フランスでは反アマゾン法ができると、ネット書店側は送料を0.01ユーロ(約1.5円)と無料すれすれの金額に設定した。そのため、フランスはさらに規制を強化。23年10月からは購入額が35ユーロ(約5700円)未満の場合、少なくとも送料が3ユーロ(500円弱)かかるようになったという。
曽我部教授は「ネット書店の送料無料規制により、既存の書店の売り上げが戻るかは不確かだ。あまり有効でないにも係わらず規制すれば、多様な書籍にアクセスする権利から、不利益を受けるのは消費者だ」と話している。
◆書店の期待は…
書店はプロジェクトチーム設置をどう受け止めているのか。
東京都調布市の「真光書店」(改装中)社長で、都書店商業組合理事長の矢幡秀治さんは「本屋がなくなっていく現状に目を向けて、わざわざチームを作ってくれたことは非常に歓迎しています」と話す。

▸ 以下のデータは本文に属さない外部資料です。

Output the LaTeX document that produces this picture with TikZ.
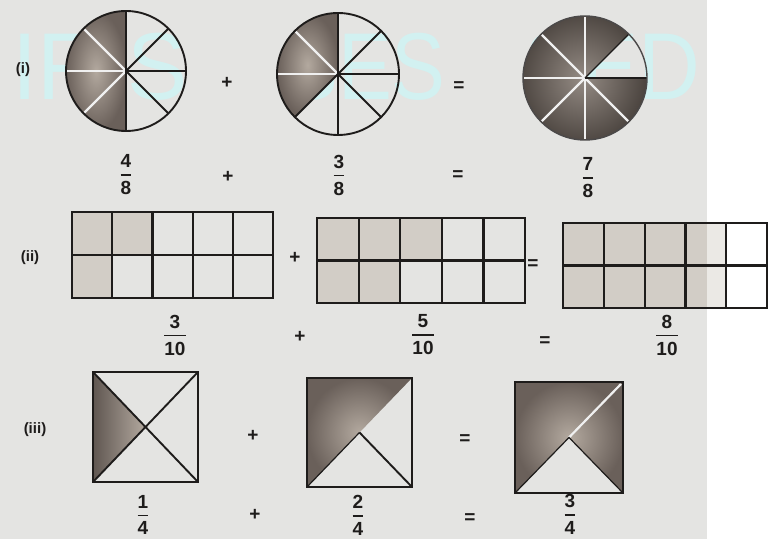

真光書店は、漫画家・水木しげるさんも通った町の書店として地元に親しまれてきたが、売り上げ減少を受け、改装終了後に店舗面積を縮小する予定。矢幡社長は「本が定価でも送料が無料なら、実質値引きしているように捉えられてしまう。ネット書店が売り上げに影響しているのは間違いない」と話す。ネットで情報が手に入るようになったことで、雑誌などが売れなくなった影響も指摘する。
矢幡社長は「経産省には、しっかり現状を把握していただきたい。その結果として、行動に移してもらいたい」と訴える。
サン・ジョルディの日 スペイン・カタルーニャ地方の守護聖人としてたたえられる、サン・ジョルディが殉教した日。同州の伝統で、男性から女性に「赤いバラ」を、女性から男性に「本」を贈るのが一般的だが、親子や友人同士でも贈り合う。サン・ジョルディは魔物にとらえられた王女を救い出したとされる騎士。魔物を打ち倒した時、その血が地面に流れ落ち、真っ赤なバラが咲いたという話から、愛の証しとしてバラを贈る習慣が生まれた。後に、スペインの文豪セルバンテスの命日が同じ4月23日であることから、花と本を贈り合う習慣が根付いた。